Lawrence, now a cashier at the convenience store, said the closing of the old bridge and the subsequent closing of the store upset people.

“Other than this, the water system is about the only revenue the town has,” she said. “The town about dried up.”

Even though the old bridge was such a scary ride that some people refused to cross it, many local residents were mad it was shut down because they realized the hardship it would cause.

Taylor Cannon, a resident of the Shiloh community in southern Marengo County, ignored the “No Trespassing” sign on a fence blocking the entrance to the old bridge and took a visitor across the perilous structure Tuesday.

The past four years of little maintenance have worn down the bridge, with rotted planks leaving holes that afford a view of the ground about 30 feet below.

The train tracks, set directly on a steel truss superstructure, continue to be used. The bridge’s ability to hold the weight of a train was never in question.

It was concern about the load bearing ability of the wood planks and the jumbled mess of traffic that led to the bridge’s demise as a highway.

The one lane served traffic from both directions, in addition to the trains that passed through several times each day. The span was also a drawbridge and was raised several times a day to accommodate river traffic.

An antiquated traffic light helped vehicles negotiate the bridge.

“If you saw a car crossing in front of you, you hauled tail across the bridge because you’d have to wait several minutes if you didn’t,” said Cannon, another employee of the mill.

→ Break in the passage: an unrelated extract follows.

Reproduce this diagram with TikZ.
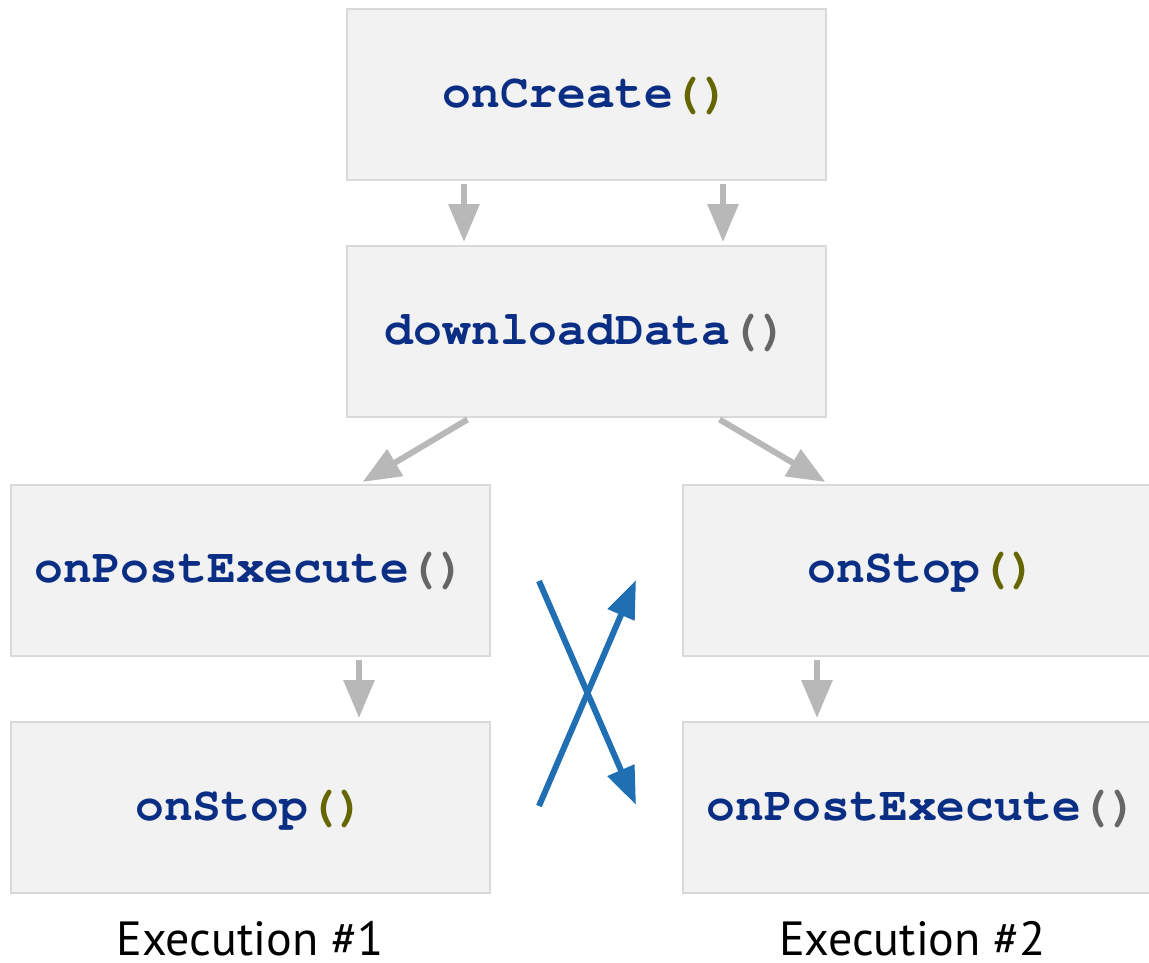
\documentclass[tikz,border=0pt]{standalone}
\usepackage{fontspec}
\setmainfont{PT Sans}
\newfontfamily\codefont{TeX Gyre Cursor}
\usetikzlibrary{arrows.meta}
\definecolor{boxfill}{HTML}{F2F2F2}
\definecolor{boxline}{HTML}{D9D9D9}
\definecolor{arrowgray}{HTML}{B8B8B8}
\definecolor{codeblue}{HTML}{0B2E85}
\definecolor{parolive}{HTML}{666600}
\definecolor{pargray}{HTML}{666666}
\definecolor{swapblue}{HTML}{1F6FB2}
\newcommand{\callO}[1]{\textcolor{codeblue}{#1}\textcolor{parolive}{()}}
\newcommand{\callG}[1]{\textcolor{codeblue}{#1}\textcolor{pargray}{()}}
\tikzset{
  method/.style={draw=boxline, line width=2pt, fill=boxfill, rectangle,
    minimum width=479pt, minimum height=171pt, inner sep=0pt,
    font=\codefont\bfseries\fontsize{48}{52}\selectfont,
    text height=34pt, text depth=9pt},
  flow/.style={draw=arrowgray, line width=6pt,
    -{Triangle[length=38pt,width=30pt]}, shorten <=3pt, shorten >=3pt},
  swap/.style={draw=swapblue, line width=6pt,
    -{Triangle[length=38pt,width=28pt]}},
  caption/.style={font=\fontsize{48}{52}\selectfont, text=black, anchor=base}
}
\begin{document}
\begin{tikzpicture}[x=1pt, y=-1pt]
  \useasboundingbox (0,0) rectangle (1149,962);
  \clip (0,0) rectangle (1149,962);

  % shared start
  \node[method] (create) at (586.5,94.5) {\callO{onCreate}};
  \node[method] (download) at (586.5,331.5) {\callG{downloadData}};

  % execution #1
  \node[method] (post1) at (250.5,570) {\callG{onPostExecute}};
  \node[method] (stop1) at (250.5,807.5) {\callO{onStop}};

  % execution #2
  \node[method] (stop2) at (922.5,570) {\callO{onStop}};
  \node[method] (post2) at (922.5,807.5) {\callG{onPostExecute}};

  % flow connectors
  \draw[flow] ([xshift=-122.5pt]create.south) -- ([xshift=-122.5pt]download.north);
  \draw[flow] ([xshift=136.5pt]create.south) -- ([xshift=136.5pt]download.north);
  \draw[flow] ([xshift=-116.5pt]download.south) -- ([xshift=109.5pt]post1.north);
  \draw[flow] ([xshift=130.5pt]download.south) -- ([xshift=-94.5pt]stop2.north);
  \draw[flow] ([xshift=108.5pt]post1.south) -- ([xshift=108.5pt]stop1.north);
  \draw[flow] ([xshift=-105.5pt]stop2.south) -- ([xshift=-105.5pt]post2.north);

  % crossing of the two orders
  \coordinate (xa) at (539,581);
  \coordinate (xb) at (636,805);
  \coordinate (xc) at (539,806);
  \coordinate (xd) at (636,580);
  \draw[swap] (xa) -- (xb);
  \draw[swap] (xc) -- (xd);

  % column captions
  \node[caption] (cap1) at (250,955) {Execution \#1};
  \node[caption] (cap2) at (912.5,955) {Execution \#2};
\end{tikzpicture}
\end{document}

The new bridge dwarfs the old structure, rising 75 feet in the air with a span of 405 feet.

The bridge was originally set to open in 2003, but numerous problems led to delays in construction.

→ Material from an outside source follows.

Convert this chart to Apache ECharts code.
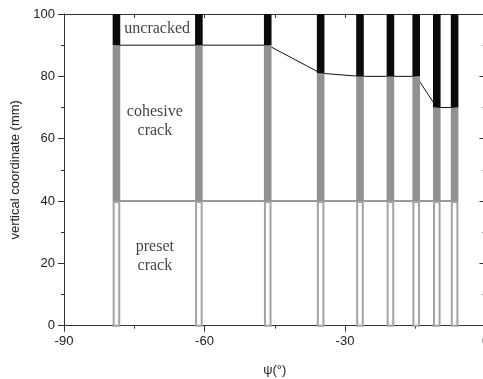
<!DOCTYPE html>
<html>
<head>
<meta charset="utf-8">
<script src="https://cdn.jsdelivr.net/npm/echarts@6/dist/echarts.min.js"></script>
<style>
html,body{margin:0;padding:0;background:#fff;}
#c{width:483px;height:379px;}
</style>
</head>
<body>
<div id="c"></div>
<script>
// Data
var psi = [-78.8, -61.2, -46.5, -35.2, -26.8, -20.3, -14.8, -10.4, -6.6];
var crackTip = [90, 90, 90, 81, 80, 80, 80, 70, 70];
var presetTop = 40;
var specimenTop = 100;
var xTicks = [-90, -60, -30, 0];
var yTicks = [0, 20, 40, 60, 80, 100];
var labels = [
  {text: 'uncracked', x: -70.1, y: 95.2},
  {text: 'cohesive\ncrack', x: -70.6, y: 65.7},
  {text: 'preset\ncrack', x: -70.6, y: 22.2}
];

var barData = psi.map(function (p, i) { return [p, crackTip[i]]; });
var tipLine = psi.map(function (p, i) { return [p, crackTip[i]]; });
var presetLine = [[psi[0], presetTop], [psi[psi.length - 1], presetTop]];

var chart = echarts.init(document.getElementById('c'), null, {renderer: 'canvas'});
var axisColor = '#333';
var labelFont = {fontFamily: 'Liberation Sans, Arial', fontSize: 13, color: '#222'};

var option = {
  backgroundColor: '#fff',
  animation: false,
  grid: {left: 64, top: 14, width: 421.5, height: 311.7, containLabel: false, outerBoundsMode: 'none'},
  xAxis: [{
    type: 'value', position: 'bottom', min: xTicks[0], max: xTicks[xTicks.length - 1], interval: 30,
    name: 'ψ(°)', nameLocation: 'middle', nameGap: 38,
    nameTextStyle: {fontFamily: 'Liberation Sans, Arial', fontSize: 13, color: '#222'},
    axisLine: {show: true, onZero: false, lineStyle: {color: axisColor, width: 1}},
    axisTick: {show: true, inside: false, length: 6, lineStyle: {color: axisColor}},
    minorTick: {show: true, splitNumber: 2, length: 3, lineStyle: {color: axisColor}},
    axisLabel: Object.assign({margin: 9}, labelFont),
    splitLine: {show: false}
  }, {
    type: 'value', position: 'top', min: xTicks[0], max: xTicks[xTicks.length - 1], interval: 30,
    axisLine: {show: true, onZero: false, lineStyle: {color: axisColor, width: 1}},
    axisTick: {show: true, inside: true, length: 4, lineStyle: {color: axisColor}},
    minorTick: {show: true, splitNumber: 2, length: 4, lineStyle: {color: axisColor}},
    axisLabel: {show: false},
    splitLine: {show: false}
  }],
  yAxis: [{
    type: 'value', position: 'left', min: yTicks[0], max: yTicks[yTicks.length - 1], interval: 20,
    name: 'vertical coordinate (mm)', nameLocation: 'middle', nameGap: 37,
    nameTextStyle: {fontFamily: 'Liberation Sans, Arial', fontSize: 13, color: '#222'},
    axisLine: {show: true, onZero: false, lineStyle: {color: axisColor, width: 1}},
    axisTick: {show: true, inside: false, length: 6, lineStyle: {color: axisColor}},
    minorTick: {show: true, splitNumber: 2, length: 3, lineStyle: {color: axisColor}},
    axisLabel: Object.assign({margin: 9}, labelFont),
    splitLine: {show: false}
  }, {
    type: 'value', position: 'right', min: yTicks[0], max: yTicks[yTicks.length - 1], interval: 20,
    axisLine: {show: true, onZero: false, lineStyle: {color: axisColor, width: 1}},
    axisTick: {show: true, inside: true, length: 6, lineStyle: {color: axisColor}},
    minorTick: {show: true, splitNumber: 2, length: 3, lineStyle: {color: axisColor}},
    axisLabel: {show: false},
    splitLine: {show: false}
  }],
  series: [{
    type: 'line', data: tipLine, symbol: 'none', z: 1,
    lineStyle: {color: '#111', width: 1}
  }, {
    type: 'line', data: presetLine, symbol: 'none', z: 1,
    lineStyle: {color: '#333', width: 1}
  }, {
    type: 'custom', z: 3,
    data: barData,
    renderItem: function (params, api) {
      var x = api.value(0), tip = api.value(1);
      var p0 = api.coord([x, 0]);
      var p40 = api.coord([x, presetTop]);
      var pt = api.coord([x, tip]);
      var p100 = api.coord([x, specimenTop]);
      var w = 7.6;
      var left = p0[0] - w / 2;
      return {
        type: 'group',
        children: [{
          type: 'rect',
          shape: {x: left + 1, y: p40[1] + 1, width: w - 2, height: p0[1] - p40[1] - 1},
          style: {fill: '#fff', stroke: '#a3a3a3', lineWidth: 2}
        }, {
          type: 'rect',
          shape: {x: left, y: pt[1], width: w, height: p40[1] - pt[1]},
          style: {fill: '#919191'}
        }, {
          type: 'rect',
          shape: {x: left, y: p100[1], width: w, height: pt[1] - p100[1]},
          style: {fill: '#0a0a0a'}
        }]
      };
    }
  }, {
    type: 'scatter', z: 5, symbolSize: 0,
    data: labels.map(function (l) { return {value: [l.x, l.y], name: l.text}; }),
    label: {
      show: true, position: 'inside',
      formatter: function (p) { return p.name; },
      fontFamily: 'Liberation Serif, Times New Roman', fontSize: 16, color: '#111',
      lineHeight: 19, align: 'center', verticalAlign: 'middle'
    },
    silent: true
  }]
};
chart.setOption(option);
</script>
</body>
</html>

Chuck Davis, vice president of engineering for Scott Bridge Co. of Opelika, the builder of the bridge, said the river, which drains much of north Alabama and Mississippi, flooded several times.

In May 2003, work was stopped for the entire month because the water level was too high, often 30 feet above normal.

“A large percentage of the delay was because of the river,” Davis said. “Whenever the river got up it stayed up forever.”

Another delay was caused by the riverbank, which kept sliding into the cofferdam, a structure created to allow workers to build bridge piers underwater, Davis said.

Residents weren’t pleased with the delays, but all is well now that the bridge has opened.

A dedication ceremony will be held at some point, but it hasn’t been scheduled yet.

“We were just proud to say ‘thank the Lord’ that we got it,” Lawrence said.